From Universe Today:

And this was the technique that Redfield and his team used to measure the atmosphere. "Take a spectrum of the star when the planet is in front of the star," explains Redfield. "Then take a spectrum of the star when it’s not. Then you divide the two and get the planet’s atmospheric transmission spectrum. Each time the planet passes in front of the star the planet blocks some of the star’s light. If the planet has no atmosphere, it will block the same amount of light at all wavelengths. However, if the planet has an atmosphere, gasses in its atmosphere will absorb some additional light."

It occurs to me that this approach has an interesting flaw. If we were to find a planet whose body was transmissive for some reason (the example that springs to mind is a planet made entirely of glass or of some translucent or transparent mineral like quartz or diamond), the assumption that the solid body of the planet blocks light equally at all wavelengths is no longer true.

What’s the likelihood of such a body existing?

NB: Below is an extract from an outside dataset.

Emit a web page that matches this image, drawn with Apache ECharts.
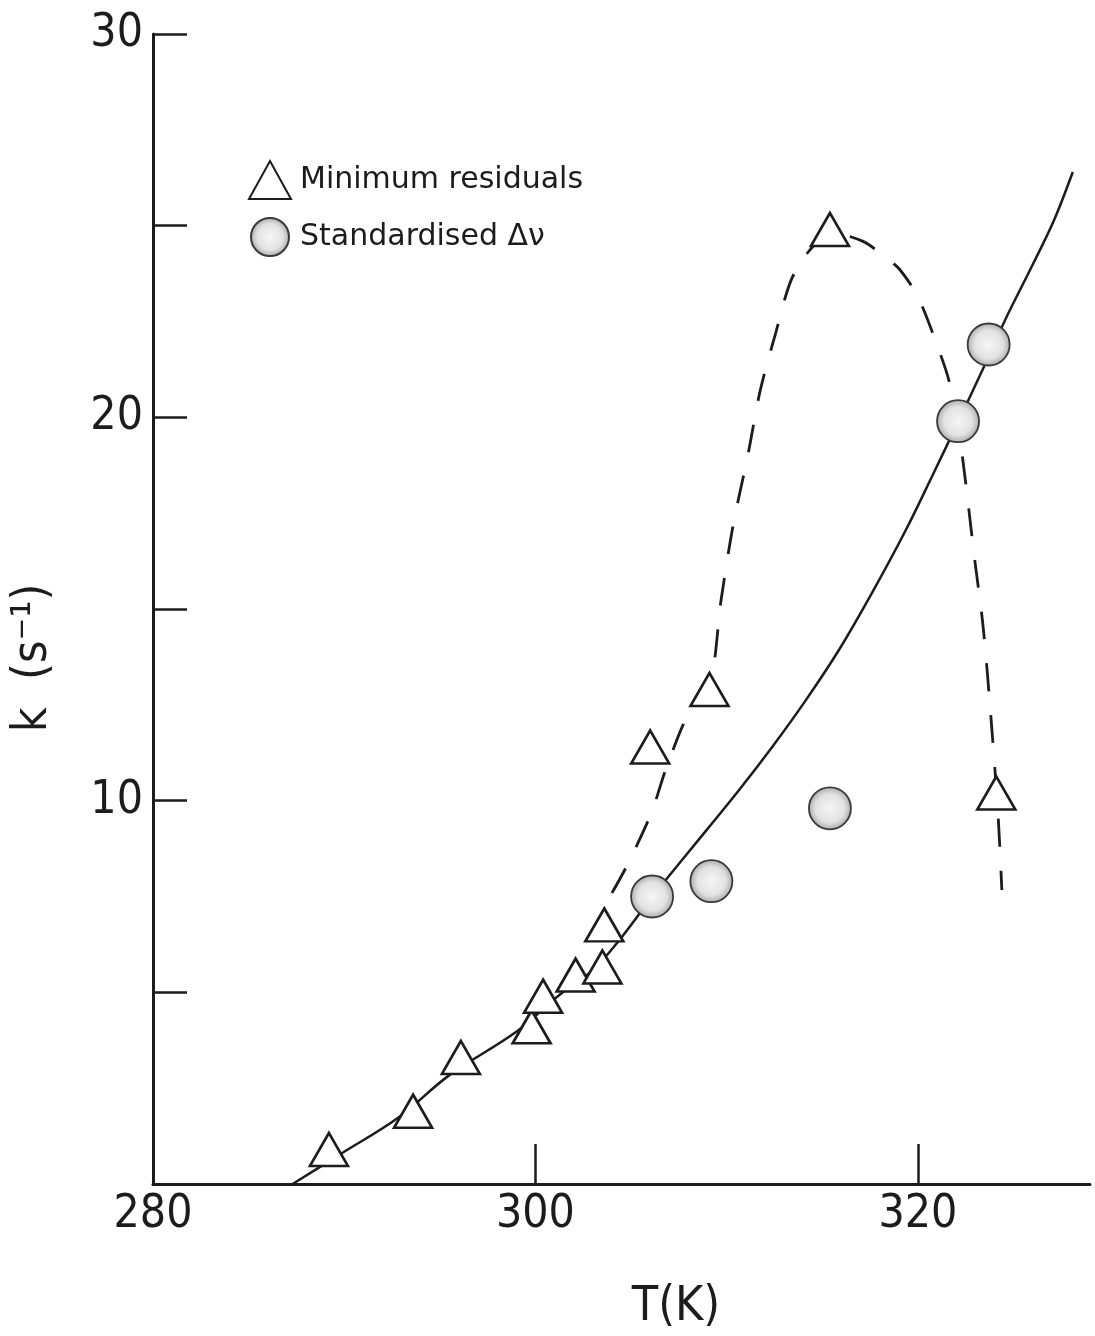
<!doctype html>
<html>
<head>
<meta charset="utf-8">
<title>k vs T</title>
<style type="text/css">
html, body {
  margin: 0;
  padding: 0;
  background: #fff;
}
#chart {
  width: 1095px;
  height: 1336px;
}
</style>
<script type="text/javascript" src="https://cdn.jsdelivr.net/npm/echarts@6/dist/echarts.min.js"></script>
</head>
<body>
<div id="chart"></div>
<script type="text/javascript">
// minimum residuals (triangles)
var triT = [289.2, 293.6, 296.1, 299.8, 300.4, 302.1, 303.5, 303.6, 306.0, 309.1, 315.4, 324.1];
var triK = [0.9, 1.9, 3.3, 4.1, 4.9, 5.45, 5.66, 6.76, 11.4, 12.9, 24.9, 10.2];

// standardised (circles)
var circT = [306.1, 309.2, 315.4, 322.1, 323.7];
var circK = [7.5, 7.9, 9.8, 19.9, 21.9];

// solid curve
var solidT = [287.3, 289.9, 292.8, 295.5, 299.0, 301.25, 303.0, 304.4, 306.1, 308.04, 310.65, 312.38, 314.15, 315.87, 317.6, 319.37, 320.73, 322.1, 323.4, 324.6, 326.0, 327.1, 328.1];
var solidK = [0, 0.81, 1.72, 2.84, 3.97, 4.93, 5.58, 6.37, 7.49, 8.68, 10.28, 11.4, 12.63, 13.93, 15.42, 17.06, 18.45, 19.88, 21.26, 22.58, 23.98, 25.12, 26.4];

// dashed curve
var dashT = [304.0, 304.8, 306.06, 306.84, 308.04, 309.09, 309.71, 310.34, 311.12, 311.75, 312.58, 313.37, 314.31, 315.46, 317.13, 318.28, 319.06, 320.0, 320.94, 321.67, 322.27, 322.98, 323.39, 323.76, 324.18, 324.39];
var dashK = [7.59, 8.32, 9.68, 10.85, 12.31, 12.94, 15.24, 17.19, 19.04, 20.69, 22.23, 23.58, 24.34, 24.81, 24.59, 24.18, 23.85, 23.14, 21.97, 20.87, 19.18, 16.25, 14.64, 12.55, 9.73, 7.67];

var xLabels = [280, 300, 320];
var xTicks = [300, 320];
var yLabels = [10, 20, 30];
var yTicks = [5, 10, 15, 20, 25, 30];

function pairs(a, b) {
    var res = [];
    for (var i = 0; i < a.length; i++) {
        res.push([a[i], b[i]]);
    }
    return res;
}

var ink = '#1c1c1c';
var font = "'DejaVu Sans Condensed', 'Liberation Sans Narrow', 'DejaVu Sans', sans-serif";
var legendFont = "'DejaVu Sans', sans-serif";

var circleFill = {
    type: 'radial', x: 0.5, y: 0.5, r: 0.5,
    colorStops: [
        {offset: 0, color: '#f6f6f6'},
        {offset: 0.65, color: '#e2e2e2'},
        {offset: 1, color: '#a9a9a9'}
    ]
};

var myChart = echarts.init(document.getElementById('chart'));

var option = {
    backgroundColor: '#fff',
    animation: false,
    grid: {left: 153, right: 5, top: 34, bottom: 152},
    legend: {
        left: 243,
        top: 155,
        orient: 'vertical',
        itemWidth: 42,
        itemHeight: 38,
        itemGap: 17,
        textStyle: {fontSize: 30, color: ink, fontFamily: legendFont, padding: [0, 0, 0, 4]},
        data: [
            {name: 'Minimum residuals', icon: 'triangle'},
            {name: 'Standardised \u0394\u03bd', icon: 'circle'}
        ]
    },
    xAxis: {
        type: 'value',
        min: 280,
        max: 329,
        interval: 20,
        splitLine: {show: false},
        axisLine: {show: true, onZero: false, lineStyle: {color: ink, width: 3}},
        axisTick: {show: true, inside: true, length: 40, customValues: xTicks, lineStyle: {color: ink, width: 2.5}},
        axisLabel: {customValues: xLabels, fontSize: 46, color: ink, fontFamily: font, margin: 8}
    },
    yAxis: {
        type: 'value',
        min: 0,
        max: 30,
        interval: 5,
        splitLine: {show: false},
        axisLine: {show: true, onZero: false, lineStyle: {color: ink, width: 3}},
        axisTick: {show: true, inside: true, length: 34, customValues: yTicks, lineStyle: {color: ink, width: 2.5}},
        axisLabel: {customValues: yLabels, fontSize: 46, color: ink, fontFamily: font, margin: 10}
    },
    graphic: [
        {
            type: 'text',
            x: 34, y: 658,
            rotation: Math.PI / 2,
            style: {text: 'k  (s\u207b\u00b9)', fill: ink, font: "48px " + font, align: 'center', verticalAlign: 'middle'}
        },
        {
            type: 'text',
            x: 676, y: 1308,
            style: {text: 'T(K)', fill: ink, font: "48px " + font, align: 'center', verticalAlign: 'middle'}
        }
    ],
    series: [
        {
            type: 'line',
            data: pairs(solidT, solidK),
            smooth: 0.35,
            symbol: 'none',
            z: 2,
            lineStyle: {color: ink, width: 2.5}
        },
        {
            type: 'line',
            data: pairs(dashT, dashK),
            smooth: 0.3,
            symbol: 'none',
            z: 2,
            lineStyle: {color: ink, width: 2.8, type: [28, 24]}
        },
        {
            name: 'Standardised \u0394\u03bd',
            type: 'scatter',
            data: pairs(circT, circK),
            symbol: 'circle',
            symbolSize: 42,
            z: 4,
            itemStyle: {color: circleFill, borderColor: '#3a3a3a', borderWidth: 1.8, opacity: 1}
        },
        {
            name: 'Minimum residuals',
            type: 'scatter',
            data: pairs(triT, triK),
            symbol: 'triangle',
            symbolSize: [38, 33],
            z: 5,
            itemStyle: {color: '#fff', borderColor: ink, borderWidth: 2.6, opacity: 1}
        }
    ]
};
myChart.setOption(option);
</script>
</body>
</html>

Quite low, I should think; after all, many things that we think of as transparent would probably be opaque at planetary sizes. But then the universe is a big place, and there are plenty of strange and unlikely sounding objects out there already.

I suppose most such configurations are likely to show up in the line spectra, but even then my guess is that they could easily be mis-interpreted. That, of course, is one of the hazards of all of this type of research… because we can’t actually resolve the planets themselves, we don’t really know what we’re looking at. It’s all best-guess and assumptions. In a few hundred years’ time, I’m sure people will look back on the present-day planet hunters with considerable amusement, just as many of us do today at the unusual beliefs of some of our ancestors.